Both happy music coupled with dance and slow, soul-stirring songs can create a real hisorerus, which they’ll hopefully carry with them and be able to reignite later in their lives.


THE SONGS I FIND MOST MEANINGFUL

The niggunim of Shlomo Carlebach are so basic on a certain level but touch everyone. His Kabbalas Shabbos niggunim always go down very well, as does Benzion Shenker’s classic “Eishes Chayil,” which we sing afterward as a niggun without the words. Contemporary songs like Shwekey’s “Im Eshkacheich” and Yonatan Razel’s “Vehi She’amdah” and “Katonti” — which many secular Israelis know — are powerful as well. Recently, I’ve turned more toward chassidish neginah, so we’ve been singing the Baal Shem Tov niggunim and the leibedig Tzemach Tzedek’s niggun, which was originally composed as a slow niggun but was more recently popularized by Beri Weber and others with a fast, catchy tempo.

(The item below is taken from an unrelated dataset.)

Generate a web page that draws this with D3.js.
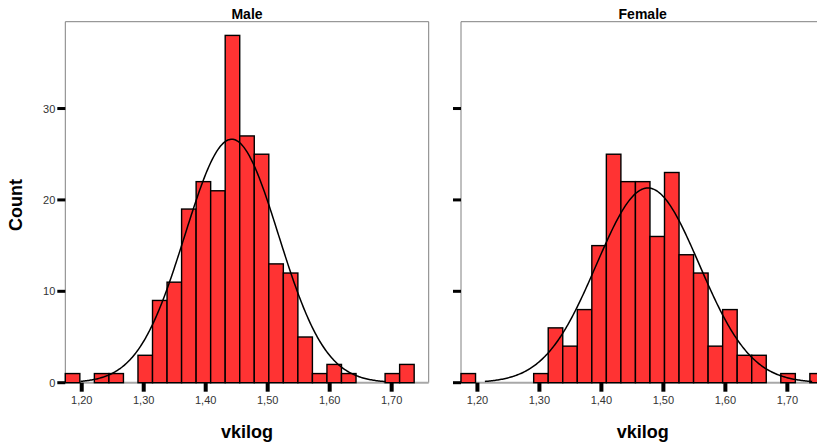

THE RECIPE FOR SHABBOS TABLE MAGIC

We hold large Friday night events in the old Karliner shul in Tel Aviv. It’s a real privilege to sing “Kah Echsof” in the holy shul that was established over a century ago by chassidim of Rav Aharon of Karlin — composer of the zemer — and his descendants. It’s a classic niggun that never fails to touch people. Other Shabbos niggunim that go over well are the Carlebach “Kah Ribbon” and the Israeli version of “Ki Eshmerah Shabbat,” the refrain of which, at least, is very widely known in Israel.


A NEVER-FAIL WARM-UP

We start with something that people know, which often means Carlebach, then we move on to teaching new niggunim, and finish with old crowd favorites again. Here in Israel, there are some Jewish songs which we can be confident many secular people know, such as MBD’s “Mashiach” and “Anachnu Ma’aminim.” And don’t forget universal Jewish songs like “David Melech Yisrael,” “Am Yisrael Chai” and “Ein Shum Yiush – Mitzvah Gedolah.”


WHAT WE DO ABOUT THE HEBREW WORDS

A lot of our clientele are olim, and some songs are sung in translation too, like “Kol Haolam Kulo”—which, by the way, everyone knows— from secular Israelis to any kid who has attended a Zionist or even Reform youth camp.


ENGLISH SONGS THAT ARE GOOD CONNECTORS 

The English songs generally don’t have the same feel and impact. Occasionally we’ve used the vintage “No Jew Will Be Left Behind,” or the chorus of “Just One Shabbos” or “Someday.” On our Europe trips, Shwekey’s “Shema Yisrael” — composed by Yitzy Waldner with lyrics by Abie Rotenberg, about hope and faith and the rescue of children from church institutions after the Holocaust — always infuses the groups with a level of emunah.


OUR FAVORITE SHAVUOS SONGS

My crowd doesn’t know the conventional frum Torah-themed songs, so I usually go back to the niggunim they know, and maybe teach “Ashreinu Mah Tov Chelkeinu.”